Brian: people live on the tundra too. I know it can be done. I just don't think many newer suburbs are terribly conducive to doing it. It could need more seasoning- part of the problem though is just the way High Suburbs are designed- one long runway with fortress-like houses and little to no common spaces to visit. Not to mention that the mortgages are so high that people have to work constantly, which isn't conducive to an active neighborhood culture either.

I think Holly is on to something here- there does seem to be a big change in suburban design with the building boom in the 80s and 90s. Our neighborhood ("neighbourhood" in Canadian) was built for Canadians returning from WWII, and it's designed in such a way that we're actively involved with each other- we all share certain spaces with our neighbors. Also our street ends in a few little stores, which encourages me to walk all the time.
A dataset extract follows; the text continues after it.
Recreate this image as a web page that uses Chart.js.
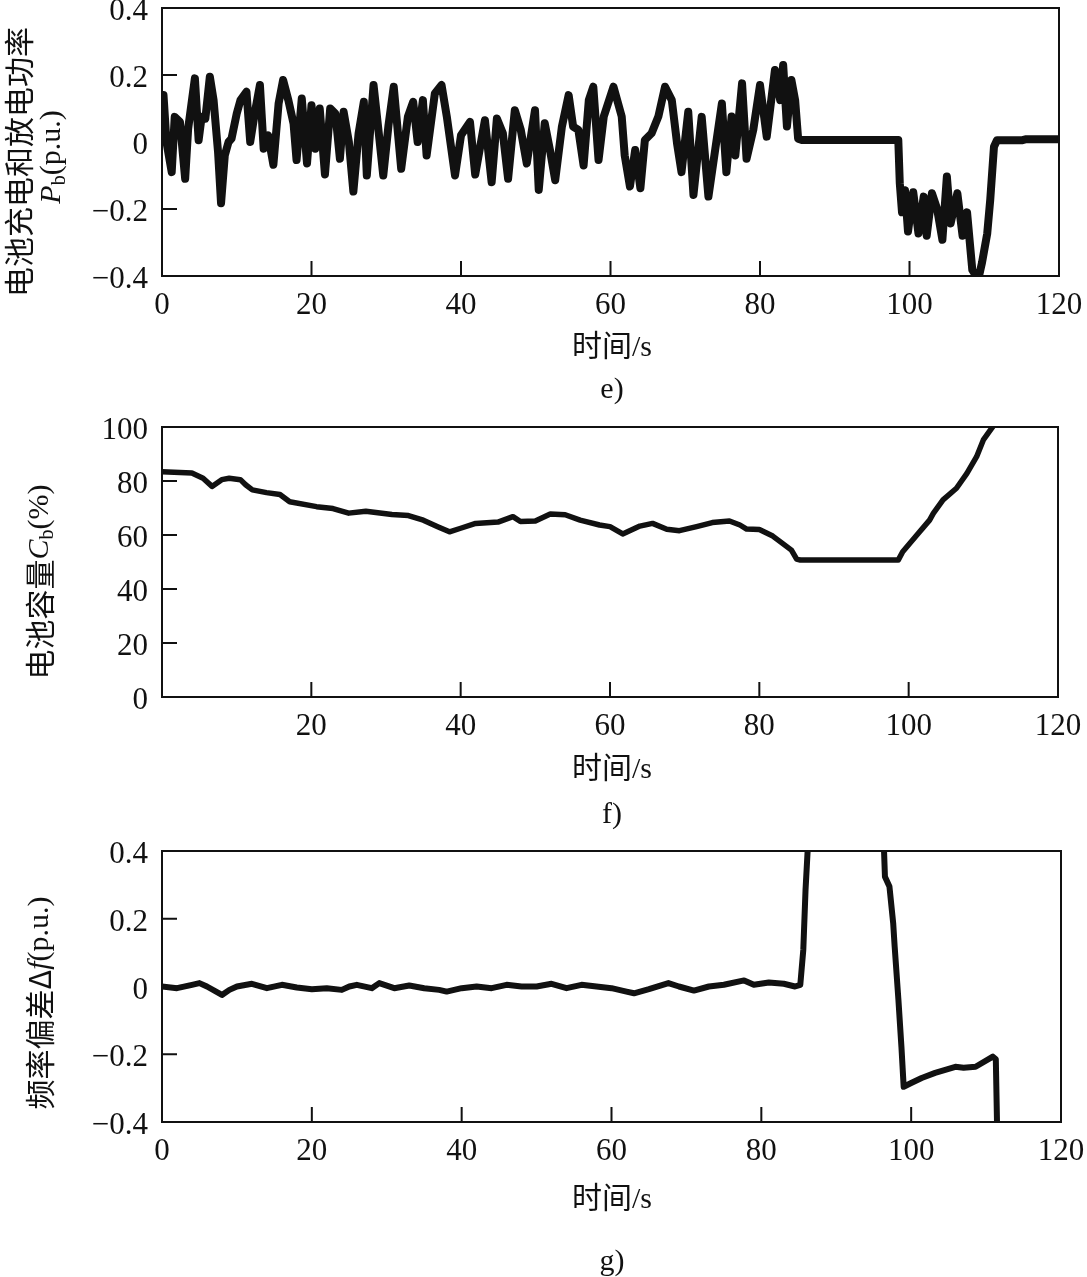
<!DOCTYPE html>
<html>
<head>
<meta charset="utf-8">
<script src="https://cdn.jsdelivr.net/npm/chart.js@4.4.0/dist/chart.umd.min.js"></script>
<style>
  body { margin: 0; background: #fff; width: 1087px; height: 1277px; position: relative; overflow: hidden; }
  canvas { position: absolute; left: 0; }
</style>
</head>
<body>
<canvas id="chartE" width="1087" height="430" style="top:-20px"></canvas>
<canvas id="chartF" width="1087" height="430" style="top:410px"></canvas>
<canvas id="chartG" width="1087" height="437" style="top:840px"></canvas>
<script>
// e) battery charge/discharge power
const tE = [0, 0.2, 0.6, 1.3, 1.7, 2.4, 3.1, 3.5, 4.4, 4.9, 5.3, 5.8, 6.4, 6.9, 7.5, 7.9, 8.4, 8.9, 9.3, 10.0,
  10.5, 11.3, 11.8, 12.4, 13.1, 13.6, 14.2, 14.9, 15.6, 16.2, 16.9, 17.6, 18.0, 18.7, 19.4, 20.0, 20.5, 21.1, 21.8, 22.5,
  23.2, 23.8, 24.3, 25.0, 25.6, 26.3, 27.0, 27.4, 28.3, 29.0, 29.6, 30.3, 31.0, 32.0, 32.9, 33.6, 34.2, 34.9, 35.4, 36.5,
  37.4, 38.1, 39.2, 40.0, 41.2, 41.9, 43.2, 44.1, 44.8, 45.6, 46.3, 47.2, 48.0, 48.8, 49.9, 50.4, 51.2, 51.9, 52.6, 53.5,
  54.4, 55.0, 55.7, 56.4, 57.1, 57.7, 58.4, 59.1, 60.4, 61.5, 61.9, 62.6, 63.3, 64.0, 64.6, 65.5, 66.4, 67.3, 68.2, 68.9,
  69.5, 70.4, 71.1, 72.2, 73.1, 74.0, 74.9, 75.5, 76.2, 76.7, 77.6, 78.2, 79.1, 80.0, 80.9, 82.0, 82.7, 83.1, 83.6, 84.2,
  84.7, 85.1, 85.6, 98.5, 98.7, 99.0, 99.4, 99.8, 100.5, 101.2, 101.9, 102.3, 103.0, 103.7, 104.4, 105.0, 105.5, 106.4, 107.1, 107.7,
  108.4, 109.2, 109.7, 110.4, 110.8, 111.3, 111.7, 115.0, 115.5, 120];
const pE = [0.14, 0.14, 0.0, -0.09, 0.075, 0.06, -0.11, 0.04, 0.19, 0.005, 0.075, 0.07, 0.195, 0.125, -0.03, -0.183, -0.04, 0.0, 0.01, 0.085,
  0.125, 0.15, 0.0, 0.085, 0.17, -0.02, 0.02, -0.068, 0.115, 0.185, 0.125, 0.055, -0.054, 0.13, -0.064, 0.11, -0.02, 0.1, -0.097, 0.1,
  0.085, -0.05, 0.09, 0.0, -0.148, 0.026, 0.12, -0.1, 0.17, 0.026, -0.1, 0.05, 0.165, -0.08, 0.076, 0.12, 0.0, 0.125, -0.04, 0.145,
  0.17, 0.076, -0.1, 0.02, 0.06, -0.097, 0.065, -0.12, 0.07, 0.026, -0.11, 0.095, 0.036, -0.064, 0.095, -0.143, 0.056, -0.024, -0.114, 0.046,
  0.14, 0.046, 0.036, -0.07, 0.125, 0.165, -0.054, 0.076, 0.165, 0.076, -0.04, -0.133, -0.024, -0.138, 0.006, 0.026, 0.076, 0.165, 0.125, -0.004,
  -0.09, 0.09, -0.158, 0.075, -0.163, -0.024, 0.115, -0.09, 0.076, -0.04, 0.175, -0.05, 0.036, 0.17, 0.016, 0.215, 0.125, 0.23, 0.046, 0.185,
  0.125, 0.01, 0.006, 0.006, -0.123, -0.21, -0.144, -0.267, -0.15, -0.273, -0.163, -0.28, -0.153, -0.2, -0.292, -0.103, -0.243, -0.153, -0.28, -0.21,
  -0.382, -0.41, -0.36, -0.273, -0.173, -0.014, 0.005, 0.005, 0.008, 0.008];

// f) battery capacity
const tF = [0, 4, 5.5, 6.7, 8, 9, 10.5, 11.2, 12.1, 14, 15.8, 17.1, 20.7, 22.9, 25, 27.3, 30.8, 33, 35, 37,
  38.5, 40, 42, 45, 47, 48, 50, 52, 54, 56, 58.6, 60, 61.7, 64, 65.7, 67.6, 69.3, 71.6, 73.7, 76,
  77.4, 78.3, 80, 81.8, 83.1, 84.3, 85, 85.5, 98.6, 99.2, 101.1, 102.8, 103.3, 104.6, 106.4, 107.8, 109.1, 110, 111.1, 111.5];
const cF = [83.4, 83, 81, 78, 80.5, 81, 80.5, 78.6, 76.7, 75.7, 75, 72.3, 70.5, 69.8, 68.1, 68.8, 67.6, 67.2, 65.5, 63,
  61.2, 62.5, 64.3, 64.8, 66.8, 65, 65.2, 67.8, 67.5, 65.5, 63.7, 63.1, 60.4, 63.3, 64.3, 62.1, 61.6, 63.1, 64.6, 65.2,
  63.7, 62.2, 62, 59.6, 56.9, 54.4, 51.1, 50.7, 50.7, 53.8, 60, 65.5, 68, 73, 77.3, 82.8, 89, 95.2, 99.5, 101];

// g) frequency deviation
const tG = [0, 2, 4, 5, 6, 8, 9, 10, 12, 14, 16, 18, 20, 22, 24, 25, 26, 28, 29, 31,
  33, 35, 37, 38, 40, 42, 44, 46, 48, 50, 52, 54, 56, 58, 60, 62, 63, 65, 67.6, 69,
  71, 73, 75, 77.7, 79, 81, 83, 84.5, 85.2, 85.6, 85.9, 86.3, 96.3, 96.5, 97.1, 97.6, 97.8, 98.3, 98.7, 99.0,
  100, 101.4, 103.2, 105.9, 107, 108.6, 110.9, 111.3, 111.5];
const dfG = [0.0, -0.005, 0.005, 0.01, 0.0, -0.025, -0.01, 0.0, 0.008, -0.005, 0.005, -0.003, -0.008, -0.005, -0.01, 0.0, 0.005, -0.005, 0.01, -0.005,
  0.003, -0.005, -0.01, -0.015, -0.005, 0.0, -0.005, 0.005, 0.0, 0.0, 0.008, -0.005, 0.005, 0.0, -0.005, -0.015, -0.02, -0.008, 0.01, 0.0,
  -0.012, 0.0, 0.005, 0.018, 0.005, 0.012, 0.008, 0.0, 0.005, 0.108, 0.285, 0.45, 0.45, 0.324, 0.295, 0.187, 0.117, -0.04, -0.178, -0.296,
  -0.285, -0.27, -0.255, -0.237, -0.24, -0.237, -0.207, -0.215, -0.45];

// tick labels
const xTicks = [0, 20, 40, 60, 80, 100, 120];
const xTicksF = [20, 40, 60, 80, 100, 120];
const yTicksPu = [-0.4, -0.2, 0, 0.2, 0.4];
const yTicksPct = [0, 20, 40, 60, 80, 100];

const INK = '#111';
const SERIF = '"Liberation Serif", "Noto Sans CJK SC", serif';
const CJK = '"Noto Sans CJK SC", sans-serif';

const fmtPu = v => Math.abs(v) < 1e-9 ? '0' : (v < 0 ? '\u2212' : '') + Math.abs(v).toFixed(1);

function drawRich(ctx, segs, cx, cy) {
  ctx.save()
  ctx.translate(cx, cy)
  ctx.rotate(-Math.PI / 2)
  ctx.textBaseline = 'middle'
  ctx.textAlign = 'left'
  let total = 0
  segs.forEach(s => { ctx.font = s.font; total += ctx.measureText(s.text).width })
  let x = -total / 2
  segs.forEach(s => {
    ctx.font = s.font
    ctx.fillText(s.text, x, s.dy || 0)
    x += ctx.measureText(s.text).width
  })
  ctx.restore()
}

// frame, inward ticks, axis titles and caption
function decor(opt) {
  return {
    id: 'decor',
    afterDraw(chart) {
      const {ctx, chartArea: a, scales} = chart
      ctx.save()
      ctx.strokeStyle = INK
      ctx.lineWidth = 2
      ctx.strokeRect(a.left, a.top, a.right - a.left, a.bottom - a.top)
      ctx.beginPath()
      opt.xMarks.forEach(v => {
        const px = scales.x.getPixelForValue(v)
        ctx.moveTo(px, a.bottom)
        ctx.lineTo(px, a.bottom - 15)
      })
      opt.yMarks.forEach(v => {
        const py = scales.y.getPixelForValue(v)
        ctx.moveTo(a.left, py)
        ctx.lineTo(a.left + 15, py)
      })
      ctx.stroke()
      ctx.fillStyle = INK
      ctx.textAlign = 'center'
      ctx.textBaseline = 'middle'
      ctx.font = '30px ' + SERIF
      ctx.fillText('时间/s', 612, opt.xTitleY - opt.top)
      ctx.fillText(opt.caption, 612, opt.captionY - opt.top)
      opt.yTitle.forEach(line => drawRich(ctx, line.segs, line.x, line.y - opt.top))
      ctx.restore()
    }
  }
}

function makeChart(id, xs, ys, o) {
  const points = xs.map((x, i) => ({x: x, y: ys[i]}))
  return new Chart(document.getElementById(id), {
    type: 'line',
    data: {
      datasets: [{
        data: points,
        borderColor: INK,
        borderWidth: o.lineWidth,
        pointRadius: 0,
        tension: 0,
        clip: 0,
        borderJoinStyle: 'round',
        borderCapStyle: 'round'
      }]
    },
    options: {
      responsive: false,
      animation: false,
      events: [],
      layout: {padding: {left: 0, top: o.padTop, right: o.padRight, bottom: 0}},
      plugins: {legend: {display: false}, tooltip: {enabled: false}},
      scales: {
        x: {
          type: 'linear',
          min: 0,
          max: 120,
          afterBuildTicks: s => { s.ticks = o.xLabels.map(v => ({value: v})) },
          afterFit: s => { s.height = o.xHeight; s.paddingLeft = 0; s.paddingRight = 0 },
          grid: {display: false, drawTicks: false},
          border: {display: false},
          ticks: {color: INK, font: {family: SERIF, size: 31}, padding: 11, autoSkip: false, maxRotation: 0}
        },
        y: {
          type: 'linear',
          min: o.yMin,
          max: o.yMax,
          afterBuildTicks: s => { s.ticks = o.yLabels.map(v => ({value: v})) },
          afterFit: s => { s.width = 162; s.paddingTop = 0; s.paddingBottom = 0 },
          grid: {display: false, drawTicks: false},
          border: {display: false},
          ticks: {color: INK, font: {family: SERIF, size: 31}, padding: 14, labelOffset: 4, callback: o.fmt}
        }
      }
    },
    plugins: [decor(o.decor)]
  })
}

const big = '30px ' + SERIF
const ital = 'italic 30px ' + SERIF
const sub = '20px ' + SERIF
const cjk = '30px ' + CJK

makeChart('chartE', tE, pE, {
  lineWidth: 8, padTop: 28, padRight: 28, xHeight: 134,
  yMin: -0.4, yMax: 0.4, xLabels: xTicks, yLabels: yTicksPu, fmt: fmtPu,
  decor: {
    top: -20, xTitleY: 348, captionY: 390, caption: 'e)',
    xMarks: [20, 40, 60, 80, 100], yMarks: [-0.2, 0, 0.2],
    yTitle: [
      {x: 19, y: 162, segs: [{text: '电池充电和放电功率', font: cjk}]},
      {x: 52, y: 157, segs: [{text: 'P', font: ital}, {text: 'b', font: sub, dy: 8}, {text: '(p.u.)', font: big}]}
    ]
  }
})

makeChart('chartF', tF, cF, {
  lineWidth: 5.5, padTop: 17, padRight: 29, xHeight: 143,
  yMin: 0, yMax: 100, xLabels: xTicksF, yLabels: yTicksPct, fmt: v => String(v),
  decor: {
    top: 410, xTitleY: 770, captionY: 815, caption: 'f)',
    xMarks: [20, 40, 60, 80, 100], yMarks: [20, 40, 60, 80],
    yTitle: [
      {x: 40, y: 582, segs: [{text: '电池容量', font: cjk}, {text: 'C', font: ital}, {text: 'b', font: sub, dy: 8}, {text: '(%)', font: big}]}
    ]
  }
})

makeChart('chartG', tG, dfG, {
  lineWidth: 6, padTop: 11, padRight: 26, xHeight: 155,
  yMin: -0.4, yMax: 0.4, xLabels: xTicks, yLabels: yTicksPu, fmt: fmtPu,
  decor: {
    top: 840, xTitleY: 1200, captionY: 1262, caption: 'g)',
    xMarks: [20, 40, 60, 80, 100], yMarks: [-0.2, 0, 0.2],
    yTitle: [
      {x: 40, y: 1003, segs: [{text: '频率偏差Δ', font: cjk}, {text: 'f', font: ital}, {text: '(p.u.)', font: big}]}
    ]
  }
})
</script>
</body>
</html>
Actually, come to think of it, the other thing is that it's located among grocery stores, schools, churches, and libraries- there's much more to walk to. What bothered me about the High Suburb was that it was so damn far from anything. If you want to walk to the store and chat with people along the way, which I like to do, you just can't.

So, I think people can make it work in those places, but it might help to be antisocial.